Der BGH entschied, dass die Annahme von Tötungsvorsatz bei mehreren Schlägen mit einem Quarzhandschuh in das Gesicht des Opfers, naheliegt.
Der Hintergrund: Eine Ordnungsbehörde ging 2020 verwaltungsrechtlich gegen ein Wettbüro vor, das gegen die geltenden Corona-Vorschriften verstieß. Der Vater des Inhabers entschied sich daraufhin, mit zwei weiteren Männern einen Mitarbeiter der Behörde krankenhausreif zu schlagen. Er ging aufgrund von Missverständnissen irrig davon aus, dass die Behörde einen “persönlichen Feldzug gegen ihn und die Betriebe seines Sohnes“ betrieben. Aufgrund des Übergriffs erhoffte er sich zudem, von den kommunalen Behörden gegenüber der Konkurrenz bevorzugt zu werden.
Täter lauern Opfer auf, um es zu verprügeln
Zur Durchführung des Plans brachte man zunächst die Wohnadresse des Mitarbeiters und dessen Arbeitsweg nebst üblichen Gehzeiten in Erfahrung. In der Nähe seines Hauses lauerten die Männer dem Mitarbeiter auf, wobei einer der später angeklagten einen mit Quarz verstärkten Handschuh trug. Sie sprangen ihn von hinten an und rissen ihn zu Boden. Dort drehten zwei der Männer auf den Rücken und begannen beide, mit Fäusten mindestens zwanzig Mal wuchtig auf seinen Kopf einzuschlagen. Dabei war ihnen bewusst, dass sie ihm dabei potentiell lebensgefährliche Verletzungen beibringen konnten.
Das Opfer erlitt eine beidseitige Fraktur des Orbitabodens (Durchbruch zwischen Augenhöhle und Kieferhöhle), eine Gehirnerschütterung sowie eine Vielzahl von Prellungen des Gesichts und des Handgelenks. Diese Verletzungen hätten ohne zeitnahe medizinische Intervention zum Tode führen können.
Das Landgericht Marburg ordnete dies lediglich als gefährlicher Körperverletzung sowie Nötigung ein. Die Ablehnung des Tötungsvorsatzes durch die Richter:innen bezeichnete der BGH in seiner Entscheidung jetzt als abwegig.
Schläge mit Quarzhandschuh ins Gesicht objektiv sehr gefährlich
Als prüfungsmaßstab stellte der BGH auf eine Gesamtschau aller objektiven und subjektiven Tatumstände des Einzelfalles ab, in welche vor allem die objektive Gefährlichkeit der Tathandlung, die konkrete Angriffsweise des Täters, seine psychische Verfassung bei der Tatbegehung und seine Motivationslage einzubeziehen sind.

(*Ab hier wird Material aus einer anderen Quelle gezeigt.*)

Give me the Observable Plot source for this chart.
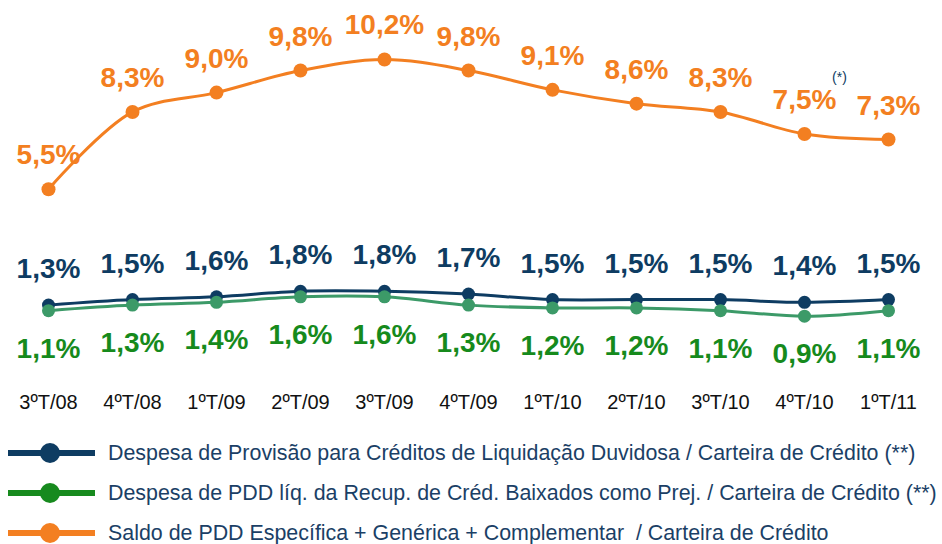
<!DOCTYPE html>
<html>
<head>
<meta charset="utf-8">
<script src="https://cdn.jsdelivr.net/npm/d3@7"></script>
<script src="https://cdn.jsdelivr.net/npm/@observablehq/plot@0.6"></script>
<style>
  html, body { margin: 0; padding: 0; background: #fff; }
  body { width: 942px; height: 544px; overflow: hidden; font-family: "Liberation Sans", Arial, sans-serif; }
  #legend { position: absolute; left: 0; top: 433px; width: 942px; }
  .row { position: relative; height: 40px; }
  .row svg { position: absolute; left: 8px; top: 8px; }
  .row span { position: absolute; left: 108px; top: 0; line-height: 40px; font-size: 21.4px; color: #1B3F66; white-space: pre; }
</style>
</head>
<body>
<div id="chart"></div>
<div id="legend"></div>
<script>
const quarters = ["3ºT/08", "4ºT/08", "1ºT/09", "2ºT/09", "3ºT/09", "4ºT/09", "1ºT/10", "2ºT/10", "3ºT/10", "4ºT/10", "1ºT/11"];
const saldo = [5.5, 8.3, 9.0, 9.8, 10.2, 9.8, 9.1, 8.6, 8.3, 7.5, 7.3];
const despesa = [1.3, 1.5, 1.6, 1.8, 1.8, 1.7, 1.5, 1.5, 1.5, 1.4, 1.5];
const liquida = [1.1, 1.3, 1.4, 1.6, 1.6, 1.3, 1.2, 1.2, 1.1, 0.9, 1.1];
const seriesNames = [
  "Despesa de Provisão para Créditos de Liquidação Duvidosa / Carteira de Crédito (**)",
  "Despesa de PDD líq. da Recup. de Créd. Baixados como Prej. / Carteira de Crédito (**)",
  "Saldo de PDD Específica + Genérica + Complementar  / Carteira de Crédito"
];
const noteLabel = "(*)";
const noteQuarter = "4ºT/10";

const orange = "#F37F21", navy = "#0E3C62", greenLine = "#3C9A68", greenText = "#168A1C", legendGreen = "#178A1E";

const mk = (vals) => quarters.map((q, i) => ({q, v: vals[i]}));
const sData = mk(saldo), dData = mk(despesa), lData = mk(liquida);
const fmt = d => d.v.toFixed(1).replace(".", ",") + "%";

const chart = Plot.plot({
  width: 942,
  height: 430,
  marginTop: 59,
  marginBottom: 89.5,
  marginLeft: 46,
  marginRight: 52,
  x: {type: "point", domain: quarters, padding: 0},
  y: {domain: [0, 10.2], axis: null},
  style: {fontFamily: "'Liberation Sans', Arial, sans-serif", background: "#fff", overflow: "visible"},
  marks: [
    Plot.axisX({tickSize: 0, tickPadding: 54, fontSize: 20, color: "#111", label: null}),
    Plot.line(sData, {x: "q", y: "v", stroke: orange, strokeWidth: 3, curve: "catmull-rom"}),
    Plot.dot(sData, {x: "q", y: "v", r: 7, fill: orange}),
    Plot.text(sData, {x: "q", y: "v", text: fmt, dy: -34, fill: orange, fontSize: 28, fontWeight: "bold"}),
    Plot.line(dData, {x: "q", y: "v", stroke: navy, strokeWidth: 3, curve: "catmull-rom"}),
    Plot.dot(dData, {x: "q", y: "v", r: 6.5, fill: navy}),
    Plot.text(dData, {x: "q", y: "v", text: fmt, dy: -36, fill: navy, fontSize: 28, fontWeight: "bold"}),
    Plot.line(lData, {x: "q", y: "v", stroke: greenLine, strokeWidth: 3, curve: "catmull-rom"}),
    Plot.dot(lData, {x: "q", y: "v", r: 6.5, fill: greenLine}),
    Plot.text(lData, {x: "q", y: "v", text: fmt, dy: 38, fill: greenText, fontSize: 28, fontWeight: "bold"}),
    Plot.text([{q: noteQuarter, v: saldo[quarters.indexOf(noteQuarter)]}], {x: "q", y: "v", text: () => noteLabel, dx: 35, dy: -56, fill: navy, fontSize: 14})
  ]
});
document.getElementById("chart").appendChild(chart);

const legendColors = [navy, legendGreen, orange];
const legend = document.getElementById("legend");
seriesNames.forEach((name, i) => {
  const row = document.createElement("div");
  row.className = "row";
  row.innerHTML = `<svg width="90" height="24"><line x1="0" x2="87" y1="12" y2="12" stroke="${legendColors[i]}" stroke-width="6"/><circle cx="42" cy="12" r="10" fill="${legendColors[i]}"/></svg><span></span>`;
  row.querySelector("span").textContent = name;
  legend.appendChild(row);
});
</script>
</body>
</html>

Hier hätten die Täter damit rechnen müssen, dass das Opfer zu Tode kommen könne.
Die konkrete Art der Tatausführung sei im vorliegenden Fall als “äußerst gefährliche Gewalthandlung” einzuordnen, was bei einer “derartigen Schlagfrequenz mit durch Quarzsandhandschuhen verstärkten Fäusten ins Gesichtsfeld des Opfers nahelieg[e].”
Auch das “Denkzettel”-Argument des Landgerichts, mit dem der Tötungsvorsatz verneint wurde, fand der BGH nicht überzeugend. Die Beweisaufnahme habe ein solches Vorstellungsbild gerade nicht ergeben. Der Tod des Behördenmitarbeiters hätte die beabsichtigte Abschreckungswirkung auf die Ordnungsbehörde sogar noch weit mehr erhöht, als den Mitarbeiter lediglich schwer zu verletzen.